FOR eight decades the neon Skipping Girl Vinegar sign has delighted children and adults as it lights up the streets of inner city Melbourne, at Abbotsford.
The girl known as Little Audrey – the original Skipping Girl – lives at Sorrento.
Irene Barron, 94, was the model for what became Australia’s first animated neon sign while working as a young artist for Neon Electric Signs.
“I was nearly 14 when I started there after winning a drawing competition. The prize was you got to work there,” Mrs Barron said. “I was the smallest there and so they wanted someone to skip for them so they could see what the movement of the skipping rope was like and how my dress moved as well.”
Mrs Barron remembers skipping for hours to help the other designers work out how the famous neon rope should move.
“My mum made a dress for me to wear so they could get the movements right, and we had to climb over it when we were working on it because it was so big. It took up a lot of room.”
The original sign was erected over the Skipping Girl Vinegar factory in Abbotsford in 1936 before being moved to its present site at 651 Victoria St in the 1960s.
“I would get the train home every night and see the sign flashing from the carriage. I would look at it and think ‘Wow that’s me’,” Mrs Barron said.
When the Skipping Girl Vinegar factory was moved in 1968 and the building was demolished by Whelan the Wrecker to make way for the MFB Building in Victoria St, Abbotsford, Little Audrey sat dormant for years in a panel beater’s shop.
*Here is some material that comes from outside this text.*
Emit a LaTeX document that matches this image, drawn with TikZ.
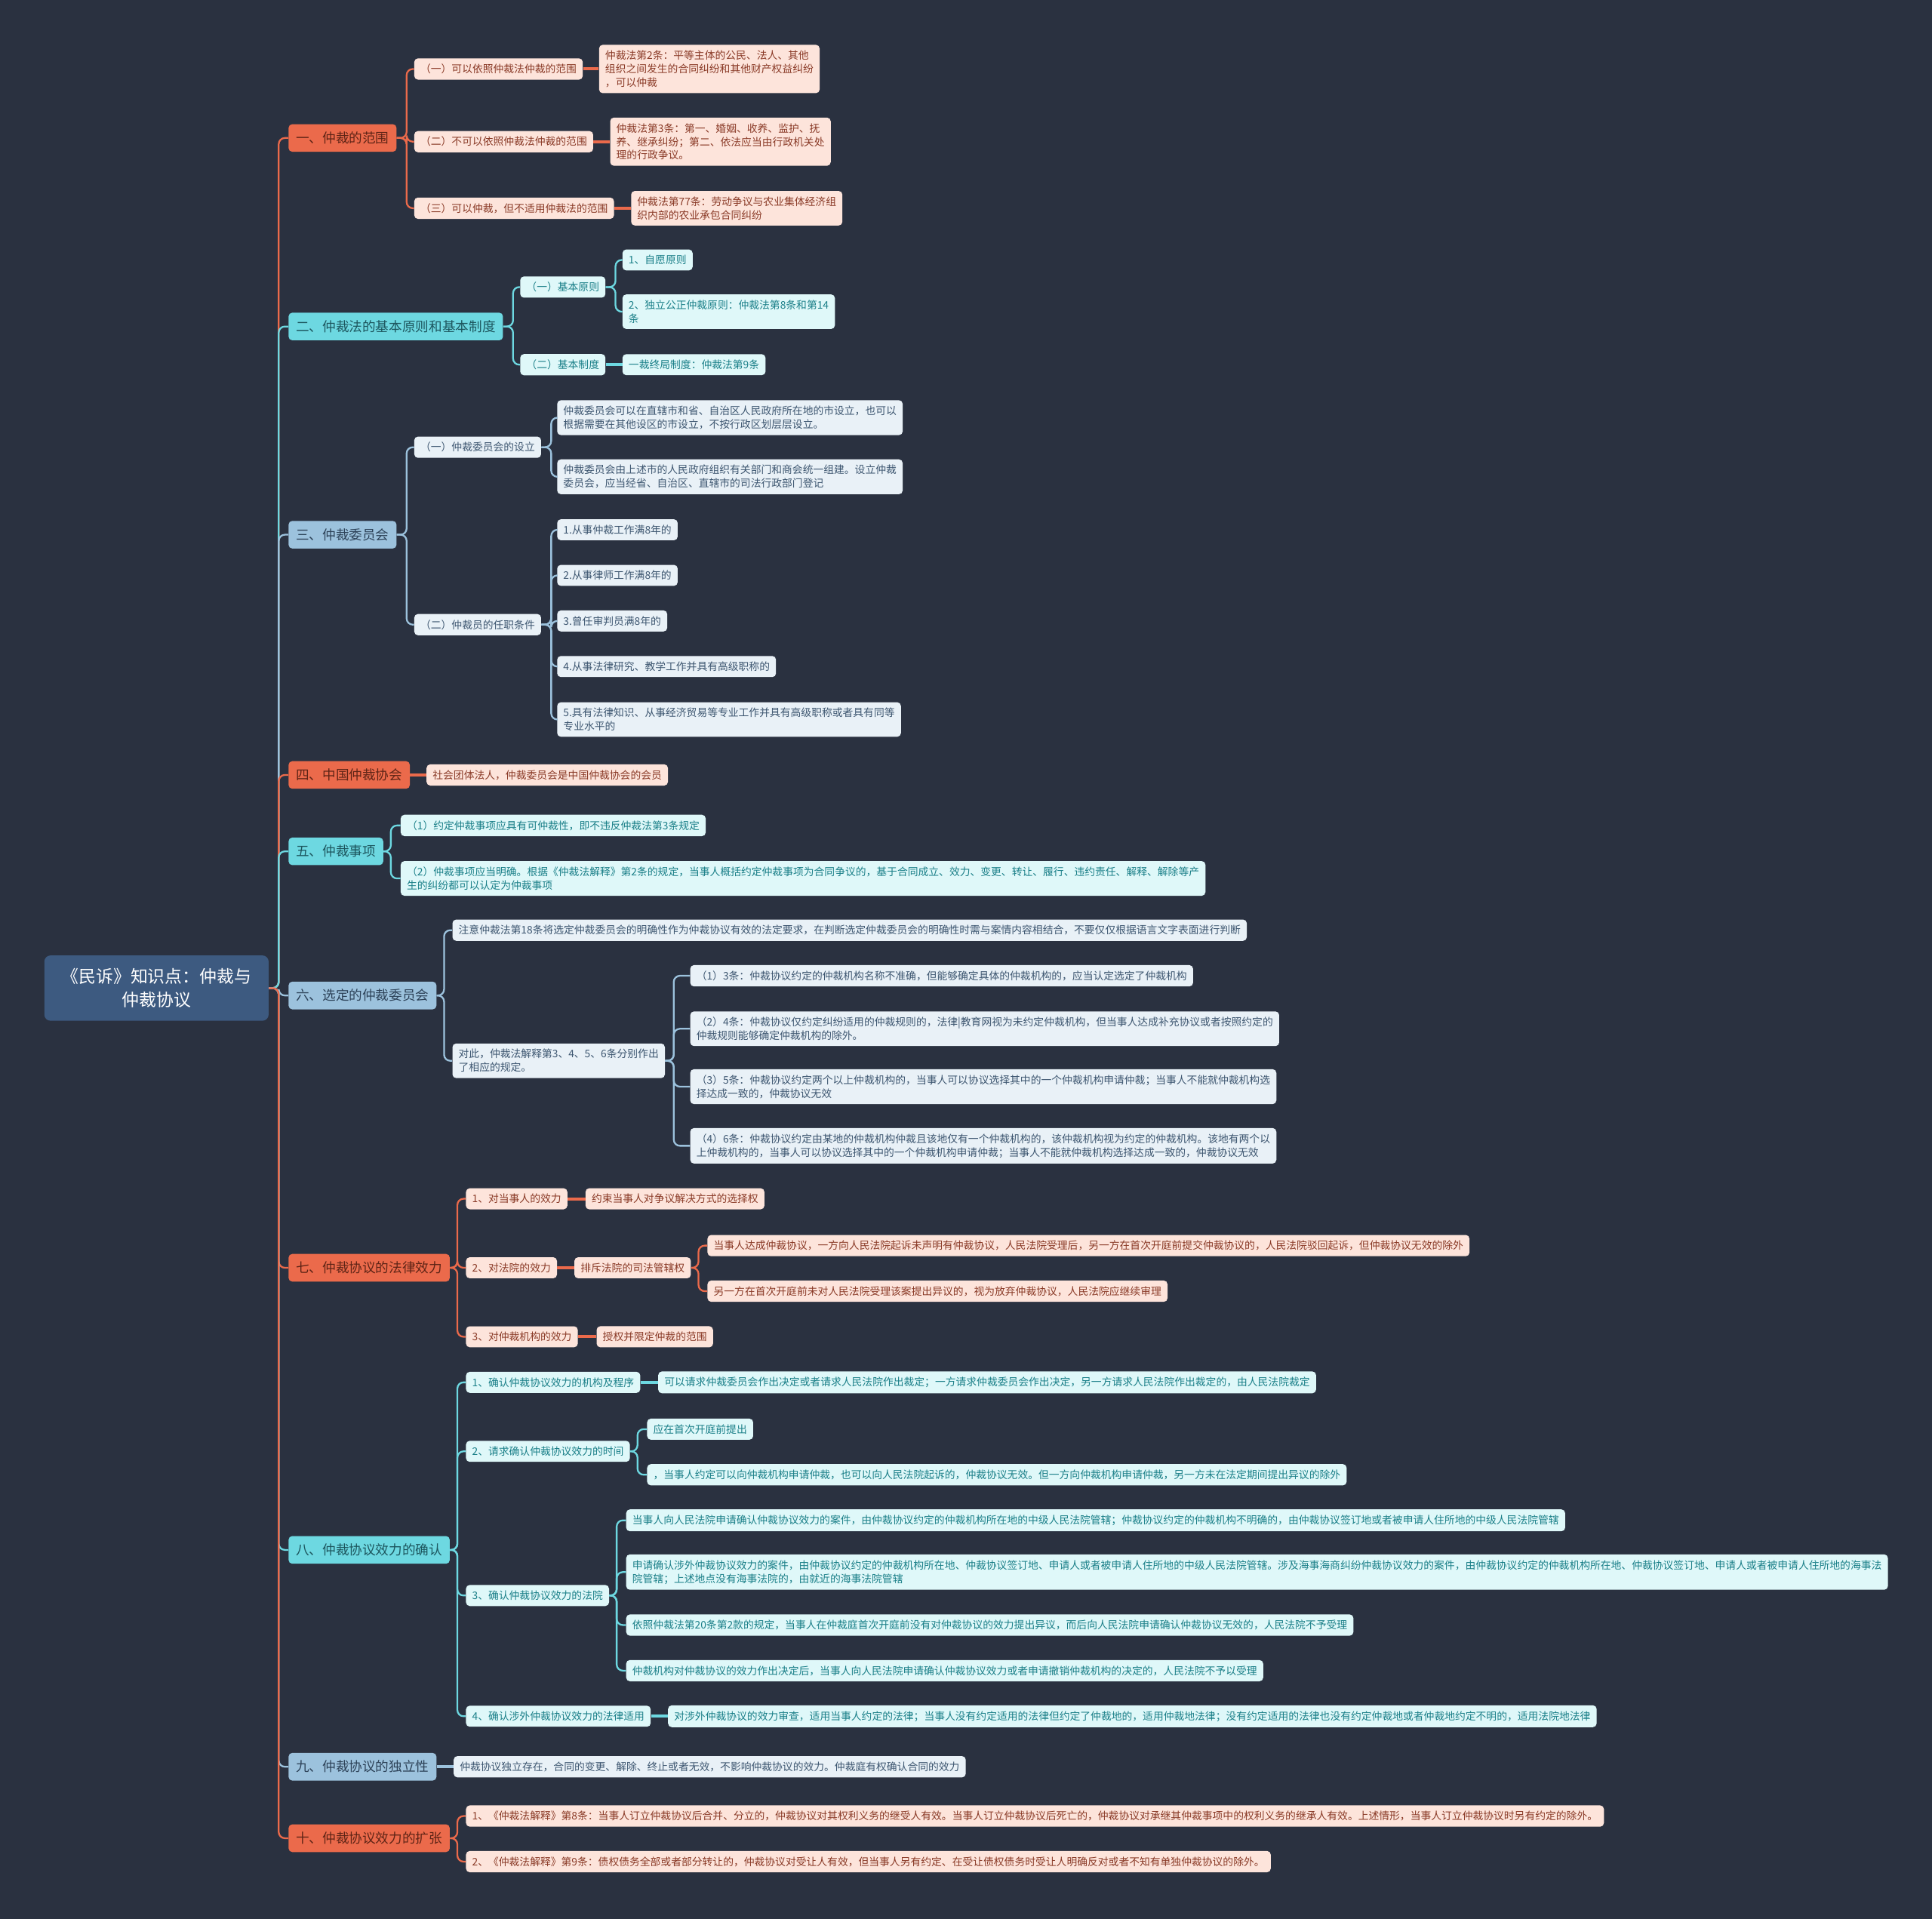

As fate would have it, a couple of years later she was discovered by another Melbourne icon, Barry Humphries. Soon public calls were heard for her restoration and by 1970; a new sign was made and restored in Victoria St 200 metres from the original site.
After being switched off in 1986 and again in 2001, the Skipping Girl sign was restored once again with thanks to AGL, the National Trust of Australia, the Heritage Council of Victoria and the Melbourne Restoration Fund. In her 75th year she was given solar power and now keeps on skipping brightly.
Although the last time Mrs Barron saw her was in the 1970s, the memory of her still burns bright as day.